Татлин дал на выставку свои эскизы костюмов к постановке «Зангези» в 1923 году в Музее художественной культуры в Петрограде. Два образа: «Горе» — вставленная в какое-то подобие деревянной крышки рояля изможденная женская фигура с птичьим лицом-треугольником и черными окулярами глаз, и «Смех» — грубый «голем» с разверстой пастью и выпяченным животом, вооруженный чем-то вроде косы.

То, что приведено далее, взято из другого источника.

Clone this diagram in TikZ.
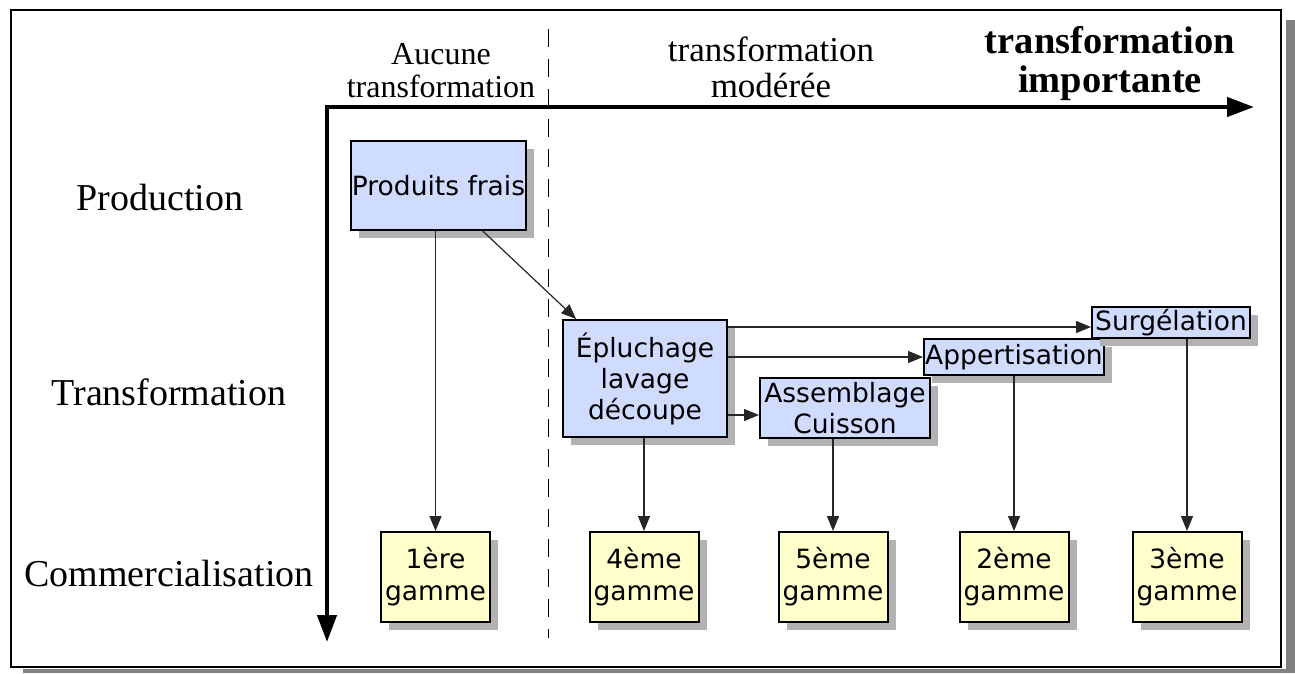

Оба рисунка сделаны (как и эскизы декораций к спектаклю) удивительным сочетанием смазанной серо-черной фактуры угля, свободной и живописной и безукоризненной, почти геометрической точности скупых четких линий.
«На площадке козлиными прыжками появляется Смех, ведя за руку Горе… Он без шляпы, толстый, с одной серьгой в ухе, в белой рубашке. Одна половина его черных штанов синяя, другая золотая. У него мясистые веселые глаза. Горе одета во все белое, лишь черная, с низкими широкими полями шляпа.
Горе: Я горе. Любую доску я
Пойму, как царевну печаль!
………………………
Смех: Я веселый могучий толстяк,
И в этом мое „Верую“…
>[195]Мастерски сделанные „костюмы“ Татлина выпадали из общего тона выставки — на ней были представлены почти исключительно рисунки с натуры. Единственный из всех семи участников, Татлин отдал дань памяти Хлебникову. Даже Митурич своих новых „хлебниковских“ вещей (в 1924 году он сделал блестящие циклы рисунков к стихам Хлебникова) на выставку в Цветковскую галерею не дал.
Между тем по крайней мере шестеро из семерки художников принадлежали к хлебниковским „ветвям“: пятеро — Л. А. Бруни, П. И. Львов, П. В. Митурич, В. Е. Татлин, Н. А. Тырса входили в „квартиру № 5“; Н. Н. Купреянов сам провозглашал себя чуть ли не „учеником“ Хлебникова, был до конца жизни глубоко предан его памяти.
В 1931 году он писал дочке Вере:
„Мне сейчас очень хочется почитать тебе одно стихотворение Хлебникова, которого я раньше не знал, — оно очень тихое и усыпительное. Но я его, может быть, прочитаю тебе и взрослой…“>[196]
Какое стихотворение Хлебникова имел в виду Купреянов? Быть может, это:
Вечер. Тени.
Сени. Лени.
Мы сидели, вечер пья.
В каждом глазе — бег оленя,
В каждом взоре — лёт копья…
>[197]Прочитать не довелось: не было будущего не только у Николая Николаевича, погибшего всего два года спустя, но и у Веры Купреяновой: она умерла подростком через год после гибели отца…
У всей этой блестящей плеяды рисовальщиков, включая и Владимира Лебедева, безусловно, было нечто общее, что можно было бы, пожалуй, увязать если не с творчеством Велимира Хлебникова, то с его мировосприятием. Сочетание абсолютной, не знающей никаких ограничений пластической свободы с четкой, почти математической точностью каждого движения руки; магия графики как „знака“, как „заклинания“, „заговора“ черного и белого цветов, линии, спирали, мазка, пятна, точки, нанесенных карандашом, тушью или акварелью; прорыв в потустороннее пространство листа бумаги — и обыгрывание ее плоскости; при этом безграничная, поистине „божественная“ власть над натурой — все эти свойства, присущие участникам выставки 1925 года, в той или иной степени восходили к философии Велимира Хлебникова — Бога-богоборца, анархиста-ученого, способного ощущать себя одновременно Стенькой Разиным и Лобачевским.